Kiwi.com has returned to profitability, reporting a fivefold increase in operating profit and an 80% growth in bookings, according to local media reports. The company is driving this recovery through a strategic pivot toward AI-agent integration and operational restructuring, which included staff reductions and a decreased office footprint.
- Operating Profit: Increased fivefold.
- Booking Volume: Grew by 80%.
- Tech Strategy: Deployment of AI agents working alongside human employees.
- Executive Automation: CEO developing a “digital copy” of his thinking to automate management tasks.
How AI Agents are Driving Booking Growth
The travel platform is integrating artificial intelligence agents directly into its operational workflows. According to reports from local media, employees at Kiwi.com now work side-by-side with these AI agents to handle travel logistics and customer needs. This shift in how the company functions coincides with an 80% increase in total bookings, according to reports from Forbes Slovensko.

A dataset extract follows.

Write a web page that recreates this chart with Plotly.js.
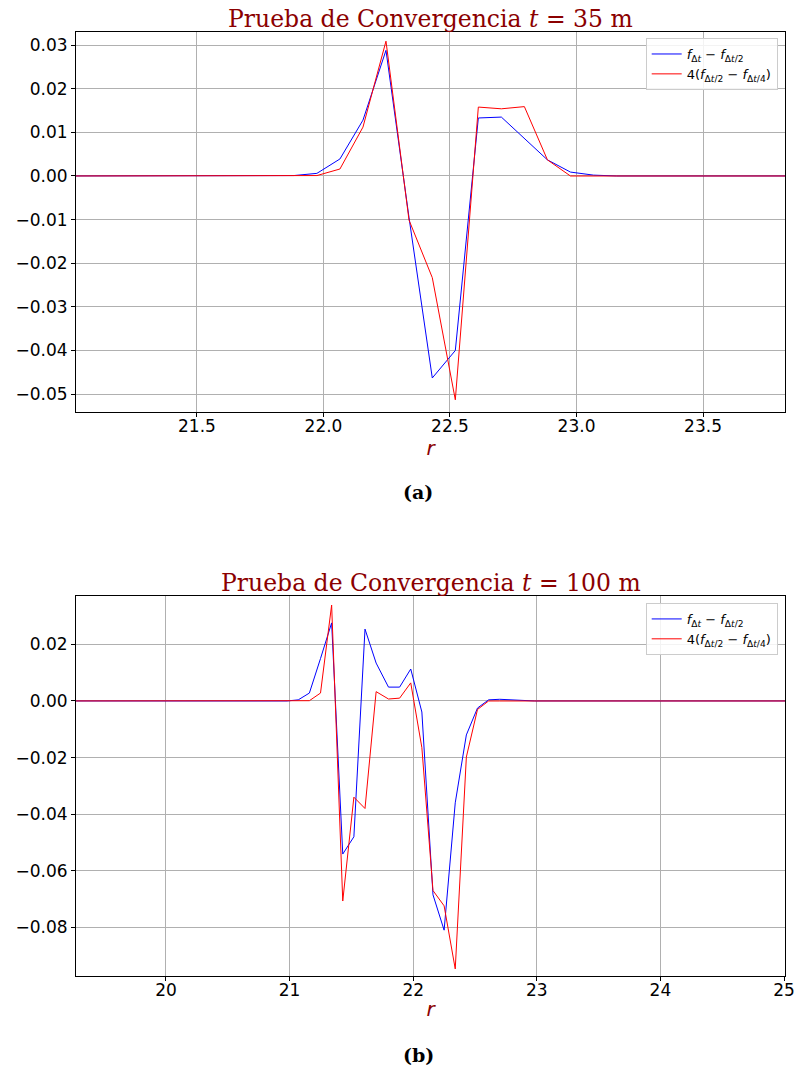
<!DOCTYPE html>
<html>
<head>
<meta charset="utf-8">
<script src="https://cdn.plot.ly/plotly-3.0.1.min.js"></script>
<style>html,body{margin:0;padding:0;background:#fff;}#chart{width:796px;height:1071px;}</style>
</head>
<body>
<div id="chart"></div>
<script>
// ---- Data ----
const rTop = [20.97, 21.79, 21.883, 21.974, 22.065, 22.156, 22.247, 22.338, 22.430, 22.521, 22.612, 22.703, 22.794, 22.885, 22.976, 23.067, 23.158, 23.249, 23.90];
const blueTop = [0, 0, 0.0001, 0.0006, 0.0039, 0.0128, 0.0288, -0.0095, -0.0463, -0.0400, 0.0133, 0.0135, 0.0087, 0.0037, 0.0009, 0.0002, 0, 0, 0];
const redTop = [0, 0, 0, 0.0001, 0.0016, 0.0112, 0.0309, -0.0101, -0.0233, -0.0513, 0.0158, 0.0154, 0.0159, 0.0037, 0.0000, 0, 0, 0, 0];

const rBot = [19.0, 20.98, 21.07, 21.16, 21.25, 21.34, 21.43, 21.52, 21.61, 21.70, 21.80, 21.89, 21.98, 22.07, 22.16, 22.25, 22.34, 22.43, 22.52, 22.61, 22.70, 22.80, 22.89, 22.98, 25.2];
const blueBot = [0, 0, 0.0004, 0.0028, 0.015, 0.0276, -0.0541, -0.048, 0.0254, 0.0134, 0.0049, 0.0049, 0.0113, -0.0039, -0.0685, -0.081, -0.036, -0.012, -0.0025, 0.0004, 0.0006, 0.0003, 0.0001, 0, 0];
const redBot = [0, 0, 0, 0.0001, 0.0028, 0.0339, -0.0707, -0.034, -0.038, 0.0033, 0.0007, 0.001, 0.0064, -0.0165, -0.067, -0.0724, -0.0947, -0.0198, -0.003, 0, 0, 0, 0, 0, 0];

const seriesNames = ['<i>f</i><sub>Δ<i>t</i></sub> − <i>f</i><sub>Δ<i>t</i>/2</sub>',
                     '4(<i>f</i><sub>Δ<i>t</i>/2</sub> − <i>f</i><sub>Δ<i>t</i>/4</sub>)'];
const titles = ['Prueba de Convergencia <i>t</i> = 35 m', 'Prueba de Convergencia <i>t</i> = 100 m'];
const captions = ['(a)', '(b)'];

const DARKRED = '#8b0000';
const traces = [
  {x: rTop, y: blueTop, name: seriesNames[0], mode: 'lines', line: {color: '#0000ff', width: 1}, xaxis: 'x', yaxis: 'y', legend: 'legend'},
  {x: rTop, y: redTop, name: seriesNames[1], mode: 'lines', line: {color: '#ff0000', width: 1}, xaxis: 'x', yaxis: 'y', legend: 'legend'},
  {x: rBot, y: blueBot, name: seriesNames[0], mode: 'lines', line: {color: '#0000ff', width: 1}, xaxis: 'x2', yaxis: 'y2', legend: 'legend2'},
  {x: rBot, y: redBot, name: seriesNames[1], mode: 'lines', line: {color: '#ff0000', width: 1}, xaxis: 'x2', yaxis: 'y2', legend: 'legend2'}
];

const tickFont = {family: 'DejaVu Sans', size: 17, color: '#000'};
const axCommon = {
  showline: true, mirror: true, linecolor: '#000', linewidth: 1,
  showgrid: true, gridcolor: '#b0b0b0', gridwidth: 1,
  zeroline: false, ticks: 'outside', ticklen: 4, tickcolor: '#000',
  tickfont: tickFont, automargin: false
};
const xCommon = Object.assign({}, axCommon, {ticklabelstandoff: -5});
const xTitle = {text: '<i>r</i>', font: {family: 'DejaVu Sans', size: 20, color: DARKRED}, standoff: 2};
const legendCommon = {
  xanchor: 'right', yanchor: 'top', bgcolor: 'rgba(255,255,255,0.85)',
  bordercolor: '#cccccc', borderwidth: 1, font: {family: 'DejaVu Sans', size: 13, color: '#000'},
  tracegroupgap: 0, itemwidth: 30
};

const layout = {
  width: 796, height: 1071,
  margin: {l: 0, r: 0, t: 0, b: 0},
  paper_bgcolor: '#fff', plot_bgcolor: '#fff',
  showlegend: true,
  xaxis: Object.assign({}, xCommon, {domain: [0.0955, 0.9862], anchor: 'y', range: [21.022, 23.824], tick0: 21.5, dtick: 0.5, tickformat: '.1f', title: xTitle}),
  yaxis: Object.assign({}, axCommon, {domain: [0.6153, 0.9701], anchor: 'x', range: [-0.0541, 0.0330], tick0: 0, dtick: 0.01, tickformat: '.2f'}),
  xaxis2: Object.assign({}, xCommon, {domain: [0.0955, 0.9862], anchor: 'y2', range: [19.272, 25.008], tick0: 20, dtick: 1, tickformat: 'd', title: xTitle}),
  yaxis2: Object.assign({}, axCommon, {domain: [0.0887, 0.4435], anchor: 'x2', range: [-0.0972, 0.0371], tick0: 0, dtick: 0.02, tickformat: '.2f'}),
  legend: Object.assign({}, legendCommon, {x: 0.977, y: 0.9645}),
  legend2: Object.assign({}, legendCommon, {x: 0.977, y: 0.437}),
  annotations: [
    {text: titles[0], xref: 'paper', yref: 'paper', x: 0.541, y: 1 - 19/1071, xanchor: 'center', yanchor: 'middle', showarrow: false, font: {family: 'DejaVu Serif', size: 23.5, color: DARKRED}},
    {text: titles[1], xref: 'paper', yref: 'paper', x: 0.541, y: 1 - 583/1071, xanchor: 'center', yanchor: 'middle', showarrow: false, font: {family: 'DejaVu Serif', size: 23.5, color: DARKRED}},
    {text: '<b>' + captions[0] + '</b>', xref: 'paper', yref: 'paper', x: 418/796, y: 1 - 492/1071, xanchor: 'center', yanchor: 'middle', showarrow: false, font: {family: 'DejaVu Serif', size: 19, color: '#000'}},
    {text: '<b>' + captions[1] + '</b>', xref: 'paper', yref: 'paper', x: 418/796, y: 1 - 1055/1071, xanchor: 'center', yanchor: 'middle', showarrow: false, font: {family: 'DejaVu Serif', size: 19, color: '#000'}}
  ]
};

Plotly.newPlot('chart', traces, layout, {staticPlot: true, displayModeBar: false});
</script>
</body>
</html>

The implementation of these agents represents a move toward automating complex travel coordination, allowing the company to scale its booking capacity without a proportional increase in human headcount.
The Automation of Executive Decision-Making
The company’s leadership is extending automation beyond routine tasks to the executive level. According to reports from Startitup.sk, the CEO of Kiwi.com is building a “digital copy” of his own thinking processes. The goal of this project is to automate his own role by encoding his decision-making logic into an AI system.

This approach to “self-automation” is part of a broader technical strategy to remove human bottlenecks from the company’s management chain, contributing to a reported 400% increase in profit.
Restructuring and Workforce Reductions
The transition to an AI-centric model has resulted in significant organizational changes. According to reporting from SME.sk, the company has implemented layoffs and maintains “empty offices” as it moves away from traditional corporate structures.
These reductions in physical overhead and personnel align with the company’s push toward a leaner, automated operation. The combination of lower operational costs and higher booking volumes has enabled the company to return to a profitable state.